All lines from the beginning of the listing through the line with "const corrTrend = [3.0, 4.6]" are to be copied word for word; the pictures are not.
-- Begin --
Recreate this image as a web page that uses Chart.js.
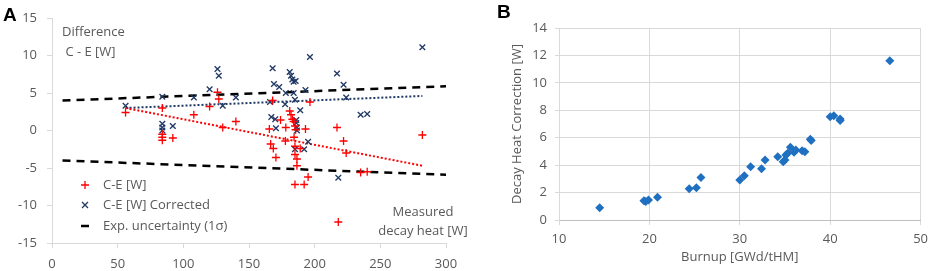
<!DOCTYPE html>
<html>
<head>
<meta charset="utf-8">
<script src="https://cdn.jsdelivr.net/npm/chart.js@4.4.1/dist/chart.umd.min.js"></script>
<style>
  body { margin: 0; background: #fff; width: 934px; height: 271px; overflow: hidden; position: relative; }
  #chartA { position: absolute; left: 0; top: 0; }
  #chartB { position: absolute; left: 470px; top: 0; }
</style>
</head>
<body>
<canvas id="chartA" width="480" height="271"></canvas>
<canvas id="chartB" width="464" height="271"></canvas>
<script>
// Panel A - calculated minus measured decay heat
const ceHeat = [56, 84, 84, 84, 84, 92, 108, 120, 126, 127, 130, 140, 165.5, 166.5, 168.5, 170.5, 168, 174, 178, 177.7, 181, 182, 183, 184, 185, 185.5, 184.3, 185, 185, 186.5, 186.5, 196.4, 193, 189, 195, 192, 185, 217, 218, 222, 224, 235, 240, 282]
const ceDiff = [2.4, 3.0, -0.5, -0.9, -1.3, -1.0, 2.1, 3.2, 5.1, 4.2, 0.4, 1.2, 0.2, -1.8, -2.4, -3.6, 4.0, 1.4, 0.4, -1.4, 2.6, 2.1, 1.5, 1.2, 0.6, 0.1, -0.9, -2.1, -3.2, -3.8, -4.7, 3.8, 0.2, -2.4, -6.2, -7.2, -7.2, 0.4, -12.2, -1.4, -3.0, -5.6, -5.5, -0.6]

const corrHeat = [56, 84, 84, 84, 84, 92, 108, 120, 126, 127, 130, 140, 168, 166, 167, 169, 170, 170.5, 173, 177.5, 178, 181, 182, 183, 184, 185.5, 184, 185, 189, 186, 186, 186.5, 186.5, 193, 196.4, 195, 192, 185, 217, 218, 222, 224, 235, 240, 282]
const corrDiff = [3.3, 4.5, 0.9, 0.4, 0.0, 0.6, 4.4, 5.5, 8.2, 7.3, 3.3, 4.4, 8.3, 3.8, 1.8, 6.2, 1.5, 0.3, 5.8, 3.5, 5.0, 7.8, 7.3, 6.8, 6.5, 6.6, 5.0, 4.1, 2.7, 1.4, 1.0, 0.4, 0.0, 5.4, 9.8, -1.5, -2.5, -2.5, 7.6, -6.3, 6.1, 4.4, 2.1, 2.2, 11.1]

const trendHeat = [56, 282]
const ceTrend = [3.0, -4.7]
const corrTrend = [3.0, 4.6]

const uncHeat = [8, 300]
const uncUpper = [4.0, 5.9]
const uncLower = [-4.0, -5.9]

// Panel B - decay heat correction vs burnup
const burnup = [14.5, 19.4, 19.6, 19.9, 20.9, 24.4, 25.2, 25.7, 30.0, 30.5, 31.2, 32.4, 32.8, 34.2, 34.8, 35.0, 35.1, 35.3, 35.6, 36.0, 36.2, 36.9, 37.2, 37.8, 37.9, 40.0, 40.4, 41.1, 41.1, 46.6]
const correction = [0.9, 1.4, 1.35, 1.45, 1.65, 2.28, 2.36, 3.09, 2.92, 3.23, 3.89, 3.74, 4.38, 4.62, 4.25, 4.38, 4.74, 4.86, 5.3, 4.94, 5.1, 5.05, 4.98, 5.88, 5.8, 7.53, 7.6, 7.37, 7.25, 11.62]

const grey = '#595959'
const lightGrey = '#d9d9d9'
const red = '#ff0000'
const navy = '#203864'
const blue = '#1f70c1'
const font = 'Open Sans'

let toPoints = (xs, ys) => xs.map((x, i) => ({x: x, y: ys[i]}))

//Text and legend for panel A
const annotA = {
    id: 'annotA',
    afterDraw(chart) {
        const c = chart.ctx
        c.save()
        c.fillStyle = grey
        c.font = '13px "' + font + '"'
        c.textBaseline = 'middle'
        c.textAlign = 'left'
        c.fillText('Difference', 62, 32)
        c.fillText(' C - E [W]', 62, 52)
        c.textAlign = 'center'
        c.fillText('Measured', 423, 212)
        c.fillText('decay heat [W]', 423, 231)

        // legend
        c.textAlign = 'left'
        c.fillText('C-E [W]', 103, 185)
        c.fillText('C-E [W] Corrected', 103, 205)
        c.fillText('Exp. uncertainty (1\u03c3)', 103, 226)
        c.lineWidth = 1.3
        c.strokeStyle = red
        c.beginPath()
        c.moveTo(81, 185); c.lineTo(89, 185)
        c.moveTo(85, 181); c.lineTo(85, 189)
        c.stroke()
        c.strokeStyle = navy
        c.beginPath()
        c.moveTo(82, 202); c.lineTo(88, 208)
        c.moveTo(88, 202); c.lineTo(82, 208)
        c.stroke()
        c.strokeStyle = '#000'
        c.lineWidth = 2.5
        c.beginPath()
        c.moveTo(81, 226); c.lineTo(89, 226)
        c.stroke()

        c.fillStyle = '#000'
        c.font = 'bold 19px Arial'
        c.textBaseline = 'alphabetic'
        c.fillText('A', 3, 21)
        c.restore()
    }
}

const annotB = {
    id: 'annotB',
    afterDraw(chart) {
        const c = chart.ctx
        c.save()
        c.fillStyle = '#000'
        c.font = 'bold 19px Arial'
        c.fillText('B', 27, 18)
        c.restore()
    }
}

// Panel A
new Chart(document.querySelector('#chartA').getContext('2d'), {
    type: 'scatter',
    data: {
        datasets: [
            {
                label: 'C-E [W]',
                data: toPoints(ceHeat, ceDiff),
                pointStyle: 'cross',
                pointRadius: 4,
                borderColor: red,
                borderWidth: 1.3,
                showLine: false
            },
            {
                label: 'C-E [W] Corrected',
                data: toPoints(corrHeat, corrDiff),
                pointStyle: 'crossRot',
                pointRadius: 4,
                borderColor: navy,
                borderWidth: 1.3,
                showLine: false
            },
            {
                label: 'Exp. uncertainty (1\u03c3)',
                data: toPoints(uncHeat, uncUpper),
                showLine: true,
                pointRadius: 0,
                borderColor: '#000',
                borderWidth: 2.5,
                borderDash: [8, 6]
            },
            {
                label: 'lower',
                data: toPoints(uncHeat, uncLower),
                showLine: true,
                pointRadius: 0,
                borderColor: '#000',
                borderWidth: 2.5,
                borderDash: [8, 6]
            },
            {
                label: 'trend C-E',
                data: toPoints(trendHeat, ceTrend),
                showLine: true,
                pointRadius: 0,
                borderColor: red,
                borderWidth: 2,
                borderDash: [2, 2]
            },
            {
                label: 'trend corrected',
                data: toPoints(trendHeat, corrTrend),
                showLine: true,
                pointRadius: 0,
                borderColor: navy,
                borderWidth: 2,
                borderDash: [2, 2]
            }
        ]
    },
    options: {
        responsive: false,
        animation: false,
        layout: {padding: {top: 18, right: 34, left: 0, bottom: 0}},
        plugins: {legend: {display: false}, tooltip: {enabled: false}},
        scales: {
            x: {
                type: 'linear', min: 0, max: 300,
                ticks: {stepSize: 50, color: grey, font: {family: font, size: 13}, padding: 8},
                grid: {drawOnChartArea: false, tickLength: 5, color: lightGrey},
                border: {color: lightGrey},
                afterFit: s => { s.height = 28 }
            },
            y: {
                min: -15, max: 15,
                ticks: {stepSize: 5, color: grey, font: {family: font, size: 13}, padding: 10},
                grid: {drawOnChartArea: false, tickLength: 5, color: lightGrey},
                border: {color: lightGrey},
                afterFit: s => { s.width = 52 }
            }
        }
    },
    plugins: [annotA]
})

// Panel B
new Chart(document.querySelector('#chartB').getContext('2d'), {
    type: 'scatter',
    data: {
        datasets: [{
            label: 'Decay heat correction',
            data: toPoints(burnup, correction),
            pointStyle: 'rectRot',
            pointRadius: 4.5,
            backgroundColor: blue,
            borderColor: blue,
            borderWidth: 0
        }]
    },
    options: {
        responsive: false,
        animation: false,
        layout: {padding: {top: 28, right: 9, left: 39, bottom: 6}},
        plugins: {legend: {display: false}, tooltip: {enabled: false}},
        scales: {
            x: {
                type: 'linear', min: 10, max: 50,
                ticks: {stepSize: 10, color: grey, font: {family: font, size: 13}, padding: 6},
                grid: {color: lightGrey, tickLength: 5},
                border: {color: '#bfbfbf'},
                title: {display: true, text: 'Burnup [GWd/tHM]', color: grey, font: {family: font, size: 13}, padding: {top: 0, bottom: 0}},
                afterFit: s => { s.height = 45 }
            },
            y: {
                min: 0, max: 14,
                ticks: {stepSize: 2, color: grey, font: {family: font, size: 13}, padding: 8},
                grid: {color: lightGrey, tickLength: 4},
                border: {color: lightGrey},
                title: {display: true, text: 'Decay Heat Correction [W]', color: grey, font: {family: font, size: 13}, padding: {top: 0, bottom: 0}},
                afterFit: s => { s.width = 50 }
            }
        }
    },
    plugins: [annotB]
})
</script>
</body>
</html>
-- End --
ANSWER TO THE EXERCISE
Recreate this image as a web page that uses Chart.js.
<!DOCTYPE html>
<html>
<head>
<meta charset="utf-8">
<script src="https://cdn.jsdelivr.net/npm/chart.js@4.4.1/dist/chart.umd.min.js"></script>
<style>
  body { margin: 0; background: #fff; width: 934px; height: 271px; overflow: hidden; position: relative; }
  #chartA { position: absolute; left: 0; top: 0; }
  #chartB { position: absolute; left: 470px; top: 0; }
</style>
</head>
<body>
<canvas id="chartA" width="480" height="271"></canvas>
<canvas id="chartB" width="464" height="271"></canvas>
<script>
// Panel A - calculated minus measured decay heat
const ceHeat = [56, 84, 84, 84, 84, 92, 108, 120, 126, 127, 130, 140, 165.5, 166.5, 168.5, 170.5, 168, 174, 178, 177.7, 181, 182, 183, 184, 185, 185.5, 184.3, 185, 185, 186.5, 186.5, 196.4, 193, 189, 195, 192, 185, 217, 218, 222, 224, 235, 240, 282]
const ceDiff = [2.4, 3.0, -0.5, -0.9, -1.3, -1.0, 2.1, 3.2, 5.1, 4.2, 0.4, 1.2, 0.2, -1.8, -2.4, -3.6, 4.0, 1.4, 0.4, -1.4, 2.6, 2.1, 1.5, 1.2, 0.6, 0.1, -0.9, -2.1, -3.2, -3.8, -4.7, 3.8, 0.2, -2.4, -6.2, -7.2, -7.2, 0.4, -12.2, -1.4, -3.0, -5.6, -5.5, -0.6]

const corrHeat = [56, 84, 84, 84, 84, 92, 108, 120, 126, 127, 130, 140, 168, 166, 167, 169, 170, 170.5, 173, 177.5, 178, 181, 182, 183, 184, 185.5, 184, 185, 189, 186, 186, 186.5, 186.5, 193, 196.4, 195, 192, 185, 217, 218, 222, 224, 235, 240, 282]
const corrDiff = [3.3, 4.5, 0.9, 0.4, 0.0, 0.6, 4.4, 5.5, 8.2, 7.3, 3.3, 4.4, 8.3, 3.8, 1.8, 6.2, 1.5, 0.3, 5.8, 3.5, 5.0, 7.8, 7.3, 6.8, 6.5, 6.6, 5.0, 4.1, 2.7, 1.4, 1.0, 0.4, 0.0, 5.4, 9.8, -1.5, -2.5, -2.5, 7.6, -6.3, 6.1, 4.4, 2.1, 2.2, 11.1]

const trendHeat = [56, 282]
const ceTrend = [3.0, -4.7]
const corrTrend = [3.0, 4.6]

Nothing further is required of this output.